Im vierten Kapitel (»Forschung«) berichten zunächst Heinrich Deserno und Horst Kachele über die Verwendung von Traumserien in Psychotherapie und Therapieforschung. Es zeige sich, dass in den während der Therapie erzählten Träumen probeweise Beziehungsmuster vorgebildet werden, die die Übertragung gestalten und sich so auch auf die Gegenübertragung auswirken. Würden Traumserien untersucht, so könne das zu Erkenntnissen führen, die weiter reichten als die Analyse einzelner Träume und die Therapie so auch voranbringen. – Der Neurowissenschaftler und Psychoanalytiker Mark Solms zeigt, dass die Theorie des ›Protobewusstseins‹, die neueste Theorie Allan Hobsons, des einflussreichsten Kritikers der Traumtheorie Freuds, sich dessen Theorie des Traums, besonders der des Primärprozesses erkennbar annähert, bis auf einen Punkt allerdings: Freud sehe den Traum als Hüter des Schlafs, Hobson dagegen als Manifestation eines bewusstseinsgenerierenden Systems, das der Verbesserung und Überarbeitung von Lernen und Gedächtnis diene und so keines Zensors bedürfe. Doch dies, so Solms, werde er durch ein Experiment klären. – Marianne Leuzinger-Bohleher illustriert ihre Überlegungen zum Traum anhand eines Fallbeispiels aus Langzeitstudien, in welchen die Wirksamkeit psychoanalytischer und kognitiv verhaltenstherapeutischer Langzeittherapien verglichen wurde. Nachdem sie diese großangelegten interdisziplinären Studien dargestellt hat, demonstriert sie an Träumen eines depressiven Analysanden, wie diese, lust- und objektsuchend, das Triebgeschehen und zugleich auch aktuelle wie frühere Objektbeziehungen thematisieren, Problemlösungen erproben und hierbei den Verlauf der Therapie markieren.
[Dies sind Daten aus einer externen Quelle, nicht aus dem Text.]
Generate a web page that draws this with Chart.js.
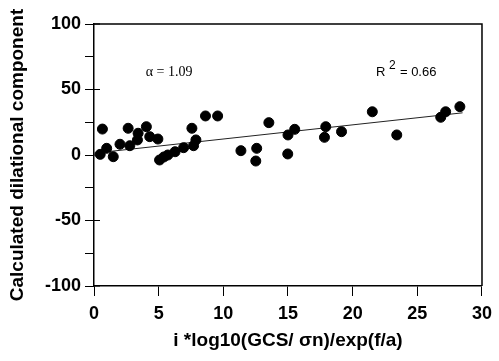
<!DOCTYPE html>
<html>
<head>
<meta charset="utf-8">
<script src="https://cdn.jsdelivr.net/npm/chart.js@4"></script>
<style>
  html, body { margin: 0; padding: 0; background: #fff; }
  #wrap { width: 499px; height: 361px; }
</style>
</head>
<body>
<div id="wrap"><canvas id="dilationChart" width="499" height="361"></canvas></div>
<script>
// data
var xValues = [0.48, 0.65, 0.98, 1.49, 2.01, 2.64, 2.77, 3.36, 3.41, 4.05, 4.31, 4.94, 5.07, 5.4, 5.71, 6.27, 6.93,
               7.57, 7.88, 7.70, 8.62, 9.56, 11.36, 12.58, 12.51, 13.52, 14.98, 15.0, 15.52, 17.92, 17.82, 19.14,
               21.52, 23.41, 26.81, 27.19, 28.29];
var yValues = [0.5, 19.8, 5.1, -1.3, 8.2, 20.4, 7.1, 11.5, 16.6, 21.6, 14.0, 12.2, -3.8, -1.5, 0.0, 2.5, 5.6,
               20.4, 11.5, 7.1, 29.8, 29.8, 3.3, 5.1, -4.6, 24.7, 0.8, 15.3, 19.6, 21.6, 13.5, 17.8,
               33.0, 15.3, 28.8, 33.0, 36.9];
// fitted line end points, as drawn
var fitX = [0, 28.5];
var fitY = [1.4, 32.2];
var xTicks = [0, 5, 10, 15, 20, 25, 30];
var yTicks = [-100, -50, 0, 50, 100];

var points = xValues.map(function (x, i) { return { x: x, y: yValues[i] }; });
var fitLine = fitX.map(function (x, i) { return { x: x, y: fitY[i] }; });

var FONT = "'Liberation Sans', Arial, sans-serif";

// frame on top/right, inner tick marks and the two notes
var framePlugin = {
    id: 'frame',
    afterDraw: function (chart) {
        var c = chart.ctx, a = chart.chartArea;
        var xs = chart.scales.x, ys = chart.scales.y;
        c.save();
        c.strokeStyle = '#000';
        c.lineWidth = 1.5;
        c.beginPath();
        c.moveTo(a.left, a.top); c.lineTo(a.right, a.top); c.lineTo(a.right, a.bottom);
        c.stroke();
        c.lineWidth = 1;
        c.beginPath();
        for (var v = -100; v <= 100; v += 50) {
            var py = ys.getPixelForValue(v);
            c.moveTo(a.left, py); c.lineTo(a.left + 6, py);
        }
        c.stroke();
        c.fillStyle = '#000';
        c.font = "14px 'Liberation Serif', 'Times New Roman', serif";
        c.textBaseline = 'middle';
        c.fillText('\u03b1 = 1.09', xs.getPixelForValue(4.0), ys.getPixelForValue(63));
        c.font = '13px ' + FONT;
        var rx = xs.getPixelForValue(21.8), ry = ys.getPixelForValue(63);
        c.fillText('R', rx, ry);
        c.font = '12px ' + FONT;
        c.fillText('2', rx + 13, ry - 7);
        c.font = '13px ' + FONT;
        c.fillText('= 0.66', rx + 24, ry);
        c.restore();
    }
};

var ctx = document.getElementById('dilationChart').getContext('2d');

var chart = new Chart(ctx, {
    type: 'scatter',
    data: {
        datasets: [{
            label: 'data',
            data: points,
            backgroundColor: '#000',
            borderColor: '#000',
            pointRadius: 5,
            pointHoverRadius: 5
        }, {
            type: 'line',
            label: 'fit',
            data: fitLine,
            borderColor: '#222',
            borderWidth: 1,
            pointRadius: 0,
            fill: false
        }]
    },
    options: {
        responsive: false,
        animation: false,
        layout: { padding: { top: 24, right: 14, left: 0, bottom: 0 } },
        plugins: { legend: { display: false }, tooltip: { enabled: false } },
        scales: {
            x: {
                type: 'linear',
                min: 0, max: 30,
                afterBuildTicks: function (s) { s.ticks = xTicks.map(function (v) { return { value: v }; }); },
                afterFit: function (s) { s.height = 75; },
                ticks: { color: '#000', font: { family: FONT, size: 18, weight: 'bold' }, padding: 7, maxRotation: 0 },
                grid: { drawOnChartArea: false, color: '#000', tickLength: 10, tickWidth: 1 },
                border: { color: '#000', width: 1.5 },
                title: {
                    display: true,
                    text: 'i *log10(GCS/ \u03c3n)/exp(f/a)',
                    color: '#000',
                    font: { family: FONT, size: 19, weight: 'bold' },
                    padding: { top: 2, bottom: 9 }
                }
            },
            y: {
                type: 'linear',
                min: -100, max: 100,
                afterFit: function (s) { s.width = 94; },
                ticks: {
                    stepSize: 25,
                    color: '#000',
                    font: { family: FONT, size: 18, weight: 'bold' },
                    padding: 4,
                    callback: function (v) { return yTicks.indexOf(v) >= 0 ? v : ''; }
                },
                grid: { drawOnChartArea: false, color: '#000', tickLength: 9, tickWidth: 1 },
                border: { color: '#000', width: 1.5 },
                title: {
                    display: true,
                    text: 'Calculated dilational component',
                    color: '#000',
                    font: { family: FONT, size: 19, weight: 'bold' },
                    padding: { top: 6, bottom: 8 }
                }
            }
        }
    },
    plugins: [framePlugin]
});
</script>
</body>
</html>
Zudem stelle der manifeste Traum immer auch embodied memories, also in den Körper eingeschriebene Erinnerungen, dar.

Den Band schließt ein »Anhang« zu berufspolitischen Fragen. Eine Arbeitsgruppe formuliert einen Beitrag zur Förderung des verbandsinternen Dialogs zwischen Psychoanalytikern und Vertretern einer tiefenpsychologisch fundierten niederfrequenten Psychotherapie. Georg R. Gfäller erinnert an die politische Verantwortung der Psychoanalyse und benennt Felder, auf denen sie ihr nachkommen kann. Hans-Jürgen Wirth zeichnet aus genauer Kenntnis Leben und Werk Horst-Eberhard Richters nach, Leben und Werk eines von seiner Wissenschaft her praktisch eingreifenden gesellschaftskritischen Psychoanalytikers.

Dieser Sammelband kann sein Thema zwar nicht systematisieren, er zeugt jedoch mit der Vielfalt seiner Perspektiven und Informationen von dem lebendigen und reflektierten psychoanalytischen Umgang mit dem Traum und bietet eine ungemein anregende erkenntniserweiternde Lektüre.